Como nación e individualmente, estamos entregados a la pasión triste del rencor y la rabia acumulada
Cualquiera sea el escenario pareciera, a mirada ajena, que sólo estamos sembrando la discordia cada día y a todas horas. El odio es como ciertas plantas acuáticas que pueden absorber lagos completos, pueden detener ríos caudalosos, son enemigas declaradas de todo embalse para obtener energía eléctrica o agua fresca.

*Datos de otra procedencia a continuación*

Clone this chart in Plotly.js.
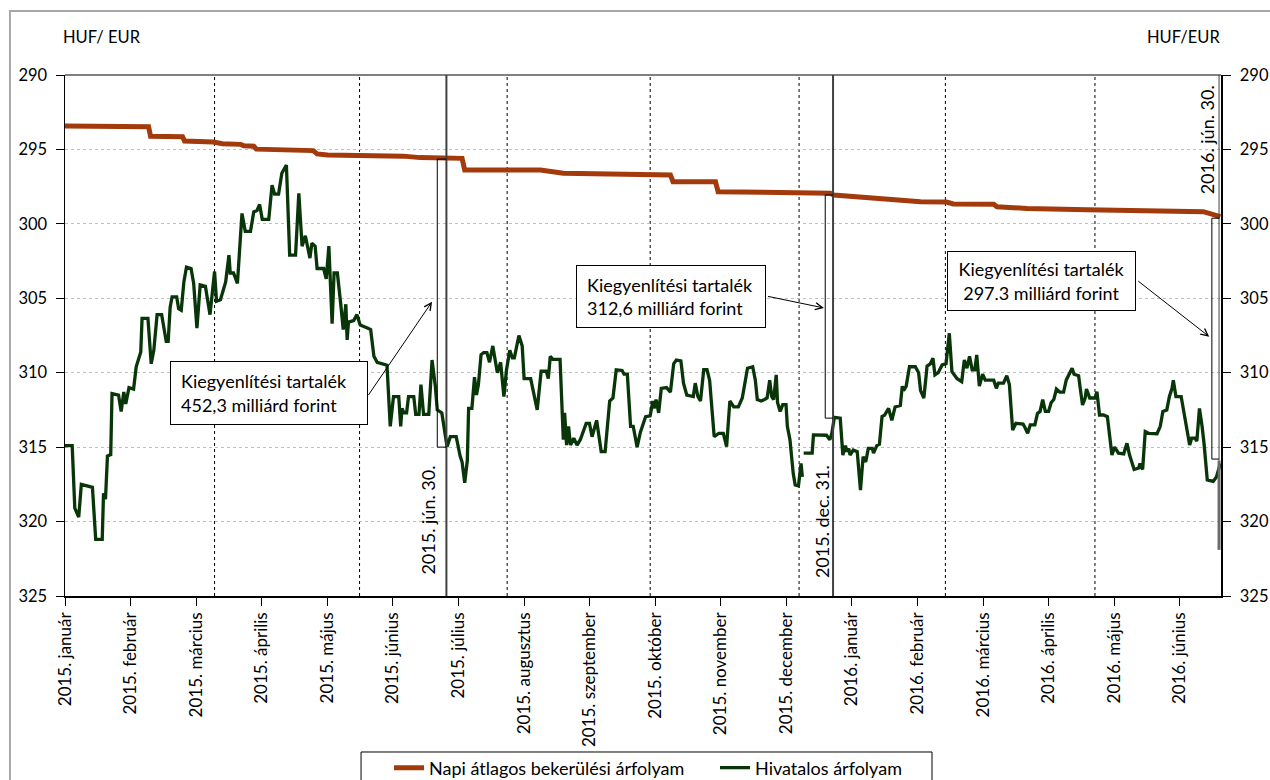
<!DOCTYPE html>
<html>
<head>
<meta charset="utf-8">
<script src="https://cdn.plot.ly/plotly-3.0.1.min.js"></script>
<style>html,body{margin:0;padding:0;background:#fff;}#chart{width:1270px;height:780px;}</style>
</head>
<body>
<div id="chart"></div>
<script>
// Month tick labels (x axis unit: one month slot)
const monthLabels = ['2015. január','2015. február','2015. március','2015. április','2015. május','2015. június','2015. július','2015. augusztus','2015. szeptember','2015. október','2015. november','2015. december','2016. január','2016. február','2016. március','2016. április','2016. május','2016. június'];

// Napi átlagos bekerülési árfolyam (HUF/EUR)
const avgX = [0.00,1.28,1.31,1.80,1.83,2.27,2.41,2.69,2.74,2.89,2.93,3.80,3.86,4.02,5.18,5.44,6.08,6.12,7.28,7.63,9.27,9.31,9.96,10.00,11.72,11.77,13.10,13.50,13.60,14.22,14.27,14.68,14.73,15.65,17.43,17.69];
const avgY = [293.43,293.48,294.12,294.15,294.43,294.50,294.62,294.66,294.76,294.78,294.98,295.08,295.30,295.37,295.45,295.55,295.60,296.38,296.38,296.60,296.72,297.17,297.17,297.84,297.95,298.06,298.51,298.53,298.66,298.68,298.85,298.88,298.96,299.05,299.18,299.52];

// Hivatalos árfolyam (HUF/EUR)
const offX = [0.00,0.11,0.15,0.21,0.25,0.42,0.47,0.57,0.59,0.62,0.65,0.70,0.72,0.82,0.86,0.90,0.93,0.98,1.05,1.09,1.16,1.18,1.27,1.32,1.36,1.41,1.48,1.55,1.58,1.61,1.64,1.71,1.74,1.78,1.82,1.86,1.93,1.97,2.02,2.07,2.15,2.22,2.29,2.32,2.38,2.46,2.51,2.53,2.58,2.64,2.71,2.76,2.84,2.89,2.94,2.98,3.02,3.12,3.17,3.21,3.27,3.32,3.39,3.44,3.53,3.58,3.63,3.68,3.75,3.78,3.83,3.86,3.96,4.00,4.04,4.09,4.12,4.17,4.22,4.26,4.30,4.32,4.34,4.42,4.47,4.52,4.63,4.68,4.73,4.78,4.93,4.98,5.03,5.11,5.14,5.16,5.19,5.23,5.26,5.34,5.37,5.42,5.45,5.49,5.57,5.62,5.67,5.70,5.77,5.85,5.90,5.99,6.05,6.08,6.12,6.16,6.18,6.23,6.27,6.30,6.33,6.37,6.41,6.46,6.50,6.55,6.62,6.67,6.72,6.76,6.81,6.85,6.88,6.95,7.00,7.03,7.13,7.23,7.29,7.37,7.40,7.43,7.47,7.58,7.63,7.65,7.68,7.71,7.74,7.79,7.84,7.89,7.98,8.03,8.07,8.14,8.21,8.27,8.34,8.39,8.44,8.53,8.56,8.61,8.66,8.70,8.76,8.81,8.89,8.96,9.00,9.02,9.05,9.09,9.13,9.21,9.27,9.32,9.36,9.43,9.47,9.52,9.62,9.65,9.69,9.73,9.78,9.83,9.87,9.94,10.01,10.08,10.13,10.18,10.24,10.31,10.37,10.42,10.45,10.53,10.57,10.60,10.66,10.71,10.75,10.79,10.82,10.85,10.89,10.91,10.95,10.99,11.04,11.06,11.10,11.15,11.18,11.23,11.27,11.29,11.30,11.31,11.44,11.46,11.54,11.66,11.71,11.74,11.78,11.87,11.91,11.95,11.97,12.00,12.02,12.07,12.13,12.18,12.22,12.26,12.30,12.36,12.38,12.43,12.47,12.51,12.55,12.61,12.66,12.71,12.79,12.82,12.84,12.88,12.93,13.02,13.07,13.10,13.15,13.20,13.25,13.29,13.32,13.37,13.43,13.49,13.54,13.58,13.66,13.73,13.77,13.81,13.85,13.89,13.93,13.96,14.00,14.05,14.09,14.22,14.26,14.29,14.37,14.42,14.46,14.51,14.56,14.67,14.70,14.74,14.78,14.85,14.89,14.93,14.97,15.01,15.06,15.10,15.14,15.18,15.23,15.29,15.33,15.38,15.42,15.45,15.52,15.54,15.58,15.62,15.64,15.69,15.77,15.80,15.84,15.90,15.96,16.03,16.07,16.13,16.21,16.26,16.30,16.37,16.44,16.46,16.50,16.54,16.59,16.72,16.77,16.81,16.87,16.91,16.95,16.97,17.01,17.09,17.12,17.18,17.22,17.25,17.30,17.33,17.37,17.41,17.44,17.49,17.58,17.63,17.69];
const offY = [314.9,314.9,319.1,319.7,317.5,317.7,321.2,321.2,318.1,318.5,315.6,315.5,311.4,311.5,312.6,311.3,312.1,311.0,311.1,309.6,308.6,306.35,306.35,309.4,308.5,306.1,306.1,307.9,307.9,305.6,304.9,304.9,305.7,305.8,303.9,302.9,303.0,304.0,307.0,304.1,304.2,306.1,303.2,305.2,305.1,303.9,302.1,303.3,303.3,304.0,299.3,300.5,300.5,299.2,299.1,298.7,299.7,299.7,297.4,298.0,298.0,296.6,296.05,302.1,302.1,297.95,301.5,300.8,302.3,301.3,301.5,303.0,303.0,303.7,301.5,306.7,303.3,303.3,305.3,307.1,305.4,307.8,306.6,306.5,306.1,306.8,307.0,307.1,308.9,309.3,309.5,313.6,311.6,311.6,313.6,312.4,312.7,312.7,311.6,311.6,312.8,312.8,310.8,312.8,312.8,309.15,310.9,312.5,312.7,314.97,314.3,314.3,315.6,316.0,317.4,315.9,312.4,312.4,310.3,311.5,310.8,308.8,308.65,308.65,309.3,308.2,310.0,309.3,311.6,309.8,308.5,309.0,309.0,307.5,308.2,310.4,310.4,312.5,309.9,309.9,310.4,308.9,309.1,309.1,314.5,312.7,314.86,313.6,314.86,314.4,314.86,314.5,313.4,313.4,314.3,313.2,315.3,315.3,311.9,311.7,309.8,309.85,310.1,310.1,313.6,313.6,315.0,314.0,312.95,312.9,311.9,312.4,311.8,312.7,311.05,311.0,311.3,309.4,309.15,309.2,310.7,311.5,311.6,310.7,311.6,311.9,309.8,309.8,310.5,314.3,314.07,314.07,314.97,311.9,312.3,312.3,311.7,310.5,309.7,309.6,310.5,311.8,311.9,311.8,311.7,310.5,311.6,311.8,310.15,312.0,312.6,312.15,312.15,313.6,314.5,316.76,317.54,317.6,316.1,317.0,null,315.4,315.4,314.18,314.2,314.2,314.5,314.1,313.0,313.05,315.53,314.9,315.3,315.1,315.53,315.2,315.3,317.88,315.64,316.0,315.08,315.08,315.4,314.9,314.8,312.95,312.85,312.4,313.2,312.3,312.2,310.9,311.2,310.9,309.6,309.6,310.0,311.2,311.7,309.55,309.4,309.03,310.15,310.0,309.48,309.4,307.35,309.93,310.4,310.6,309.15,309.7,308.9,309.8,309.8,308.8,310.9,310.1,310.5,310.5,311.05,310.7,310.7,310.2,310.8,313.85,313.4,313.45,313.7,314.07,313.5,313.5,312.73,312.6,311.8,312.6,312.6,312.0,311.8,311.1,311.3,311.3,310.5,310.1,309.7,310.1,310.2,310.9,312.17,311.7,311.1,311.7,311.7,311.27,312.84,312.84,312.95,315.53,315.0,315.4,315.45,314.74,315.53,316.5,316.4,316.1,316.5,313.96,314.07,314.1,313.6,312.6,312.5,311.6,311.05,310.5,311.6,311.6,312.4,313.85,314.86,314.4,314.4,314.6,312.4,313.6,314.74,317.2,317.3,317.0,316.1];

// Reference dates of the reserve (kiegyenlítési tartalék) and their amounts
const markerDates = ['2015. jún. 30.','2015. dec. 31.','2016. jún. 30.'];
const markerX = [5.84, 11.76, 17.67];
const reserveText = ['Kiegyenlítési tartalék<br>452,3 milliárd forint','Kiegyenlítési tartalék<br>312,6 milliárd forint','Kiegyenlítési tartalék<br>297,3 milliárd forint'];
const bracketX = [5.70, 11.64, 17.56];
const bracketTop = [295.65, 298.06, 299.62];
const bracketBottom = [315.0, 313.05, 315.8];

// decoration positions
const vGridAt = [2.29, 4.51, 6.77, 8.96, 11.24, 13.48, 15.77];
const boxCenter = [[3.13, 311.36],[9.28, 304.88],[14.955, 303.84]];
const boxSize = [[176, 42],[168, 41],[167, 38]];
const boxAlign = ['left','left','center'];
const arrowHead = [[5.62, 305.23],[11.62, 305.65],[17.52, 307.58]];
const arrowTail = [[4.63, 311.6],[10.74, 304.85],[16.41, 303.77]];
const dateLabelPos = [[5.56, 323.72, 'bottom'],[11.59, 323.9, 'bottom'],[17.48, 290.55, 'top']];

const FONT = 'Lato, "Liberation Sans", Arial, sans-serif';
const TXT = 18;
const TICK = 17;
const monthStep = 1.0041;

const traces = [
  {x: avgX, y: avgY, type: 'scatter', mode: 'lines', name: 'Napi átlagos bekerülési árfolyam',
   line: {color: '#A23A0C', width: 5}, hoverinfo: 'skip'},
  {x: offX, y: offY, type: 'scatter', mode: 'lines', name: 'Hivatalos árfolyam', connectgaps: false,
   line: {color: '#083608', width: 3.3}, hoverinfo: 'skip'},
  {x: [], y: [], type: 'scatter', yaxis: 'y2', showlegend: false, hoverinfo: 'skip'}
];

const shapes = [];
vGridAt.forEach(v => shapes.push({type: 'line', xref: 'x', yref: 'paper', x0: v, x1: v, y0: 0, y1: 1,
  line: {color: '#000', width: 1, dash: 'dot'}, layer: 'below'}));
shapes.push({type: 'line', xref: 'paper', yref: 'paper', x0: 0, x1: 1, y0: 1, y1: 1, line: {color: '#808080', width: 2}});
shapes.push({type: 'line', xref: 'x', yref: 'paper', x0: markerX[0], x1: markerX[0], y0: 0, y1: 1, line: {color: '#404040', width: 2}});
shapes.push({type: 'line', xref: 'x', yref: 'paper', x0: markerX[1], x1: markerX[1], y0: 0, y1: 1, line: {color: '#404040', width: 2}});
shapes.push({type: 'line', xref: 'x', yref: 'y', x0: markerX[2], x1: markerX[2], y0: 290, y1: 315.9, line: {color: '#404040', width: 1}});
shapes.push({type: 'line', xref: 'x', yref: 'y', x0: markerX[2], x1: markerX[2], y0: 315.9, y1: 321.9, line: {color: '#6a6a6a', width: 3}});
for (let i = 0; i < 3; i++) {
  const ln = {color: '#000', width: 1};
  shapes.push({type: 'line', xref: 'x', yref: 'y', x0: bracketX[i], x1: bracketX[i], y0: bracketTop[i], y1: bracketBottom[i], line: ln});
  shapes.push({type: 'line', xref: 'x', yref: 'y', x0: bracketX[i], x1: markerX[i], y0: bracketTop[i], y1: bracketTop[i], line: ln});
  shapes.push({type: 'line', xref: 'x', yref: 'y', x0: bracketX[i], x1: markerX[i], y0: bracketBottom[i], y1: bracketBottom[i], line: ln});
}
shapes.push({type: 'rect', xref: 'paper', yref: 'paper', x0: -0.0476, x1: 1.2, y0: -0.5, y1: 1.1228, line: {color: '#a6a6a6', width: 2}, layer: 'below'});
shapes.push({type: 'rect', xref: 'paper', yref: 'paper', x0: 0.2561, x1: 0.7500, y0: -0.40, y1: -0.2994, line: {color: '#000', width: 1}, fillcolor: 'rgba(0,0,0,0)'});

const annotations = [
  {xref: 'paper', yref: 'paper', x: -0.0035, y: 1.073, xanchor: 'left', yanchor: 'middle', text: 'HUF/ EUR', showarrow: false, font: {family: FONT, size: 16.5, color: '#000'}},
  {xref: 'paper', yref: 'paper', x: 1.0009, y: 1.073, xanchor: 'right', yanchor: 'middle', text: 'HUF/EUR', showarrow: false, font: {family: FONT, size: 16.5, color: '#000'}}
];
for (let i = 0; i < 3; i++) {
  annotations.push({xref: 'x', yref: 'y', x: arrowHead[i][0], y: arrowHead[i][1], ax: arrowTail[i][0], ay: arrowTail[i][1],
    axref: 'x', ayref: 'y', text: '', showarrow: true, arrowhead: 5, arrowsize: 1.4, arrowwidth: 1, arrowcolor: '#000', standoff: 0, startstandoff: 0});
  annotations.push({xref: 'x', yref: 'y', x: boxCenter[i][0], y: boxCenter[i][1], xanchor: 'center', yanchor: 'middle',
    text: reserveText[i], showarrow: false, align: boxAlign[i], width: boxSize[i][0], height: boxSize[i][1],
    bordercolor: '#000', borderwidth: 1, borderpad: 10, bgcolor: '#fff', font: {family: FONT, size: TXT, color: '#000'}});
  annotations.push({xref: 'x', yref: 'y', x: dateLabelPos[i][0], y: dateLabelPos[i][1], xanchor: 'center', yanchor: dateLabelPos[i][2],
    text: markerDates[i], textangle: -90, showarrow: false, font: {family: FONT, size: TXT, color: '#000'}});
}

const layout = {
  width: 1270, height: 780,
  margin: {l: 65, r: 49, t: 75, b: 184, autoexpand: false},
  paper_bgcolor: '#fff', plot_bgcolor: '#fff',
  font: {family: FONT, size: TXT, color: '#000'},
  showlegend: true,
  legend: {orientation: 'h', x: 0.2803, xanchor: 'left', y: -0.330, yanchor: 'middle',
    entrywidth: 281, entrywidthmode: 'pixels', font: {family: FONT, size: TXT, color: '#000'},
    bgcolor: 'rgba(0,0,0,0)', borderwidth: 0, traceorder: 'normal'},
  xaxis: {range: [0, 17.70], tickmode: 'array', tickvals: monthLabels.map((m, i) => i * monthStep), ticktext: monthLabels,
    tickangle: -90, ticks: 'outside', ticklen: 8, tickcolor: '#000', showline: true, linecolor: '#000', linewidth: 1.5,
    showgrid: false, zeroline: false, automargin: false, tickfont: {family: FONT, size: TICK, color: '#000'}},
  yaxis: {range: [325, 290], tick0: 290, dtick: 5, ticks: 'outside', ticklen: 8, tickcolor: '#000', showline: true,
    linecolor: '#000', linewidth: 1.5, showgrid: true, gridcolor: '#bfbfbf', griddash: 'dot', gridwidth: 1, zeroline: false,
    automargin: false, ticklabelstandoff: 5, tickfont: {family: FONT, size: 16.5, color: '#000'}},
  yaxis2: {overlaying: 'y', side: 'right', range: [325, 290], tick0: 290, dtick: 5, ticks: 'outside', ticklen: 8, tickcolor: '#000',
    showline: true, linecolor: '#000', linewidth: 1.5, showgrid: false, zeroline: false, automargin: false, ticklabelstandoff: 6,
    tickfont: {family: FONT, size: 16.5, color: '#000'}},
  shapes: shapes,
  annotations: annotations
};

Plotly.newPlot('chart', traces, layout, {staticPlot: true, displayModeBar: false});
</script>
</body>
</html>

Alimentar el odio es una gran irresponsabilidad de los seres humanos, lo hacemos si evocamos el pasado y nos descomponemos al hacerlo, lo fomentamos cuando no somos capaces de recordar con la serenidad y la grandeza que da la distancia. La animadversión y el odio nacen cuando se tiene fresca la ofensa. Y al parecer, como nación e individualmente, estamos entregados a la pasión triste del rencor y la rabia acumulada. Olvidamos las sencillas lecciones que nos da el cuerpo. Es que no solamente el cuerpo habla, también nos grita y a los alaridos nos da señales para que no lo lastimemos más. El cuerpo tiene la sabiduría de la Tierra y por ello, sin nuestra ayuda, cierra las heridas. La sangre tiene el poder de la coagulación para que no siga corriendo la linfa de la vida, para que se vuelva a unir la piel lastimada y no se convierta en una úlcera.
Colombia parece una nación hemofílica que es incapaz de detener el río de la sangre, como un paciente psiquiátrico de pronóstico reservado vuelve una y otra vez a destapar todas las injurias que se hace, convierte en pústulas simples escoriaciones y no se avizora ninguna sanación. Ya no solamente tenemos a cientos de profesionales de la memoria, también en cada hogar, en cada conversación vuelve a salir el fantasma del “imposible perdonar”, “imposible olvidar”, “yo jamás olvidaré”, “yo jamás perdonaré. Y lo extraño es que no se perdonan las ofensas y los crímenes en cuerpo ajeno, como si los daños hubieran sido propios. Que está muy bien esa solidaridad, dirán algunos, pero esa solidaridad está atada no a la sanación y sí a la continuación en la tarea de hurgar en las heridas.
El odio debería dejarse en los cementerios, en las catacumbas, en los confesionarios, en las salas de velación, pero no, los llevamos al altar, al senado, al comedor, a la alcoba. Asiste riguroso a los encuentros, a todas las conversaciones. Se disfraza además de aparente y sana crítica, cuando tiene la amarga bilis del rechazo profundo. Y es terrible que los heraldos sean tan inteligentes, astutos y recursivos y se disfracen con sus mejores ropajes para la forma más refinada que es la descalificación, la difamación. En Colombia el odio se viste de frac y va a todas las fiestas, practica la desaparición forzada de todo prestigio y hunde en la ignominia a diestra y siniestra.
Los Incas tenían un nombre para denominar aquello que se levanta de entre los muertos y camina hacia nosotros implacable y permanente como una sombra que no conoce ninguna clase de luz, Iquitaltata es el término que ellos utilizaban para esos fantasmas que nos acompañan, pero a ellos hay que dejarlos en la sombra a dónde pertenecen porque tal como vamos ya se han convertido en carne de nuestra carne, piel de todas las conversaciones e impiden el diálogo genuino que nos podría dar una paz duradera y unión real. Por lo pronto vamos a seguir hurgando en las heridas aumentando el tamaño de las lesiones en un hiperbólico rencor que ya no tiene orillas.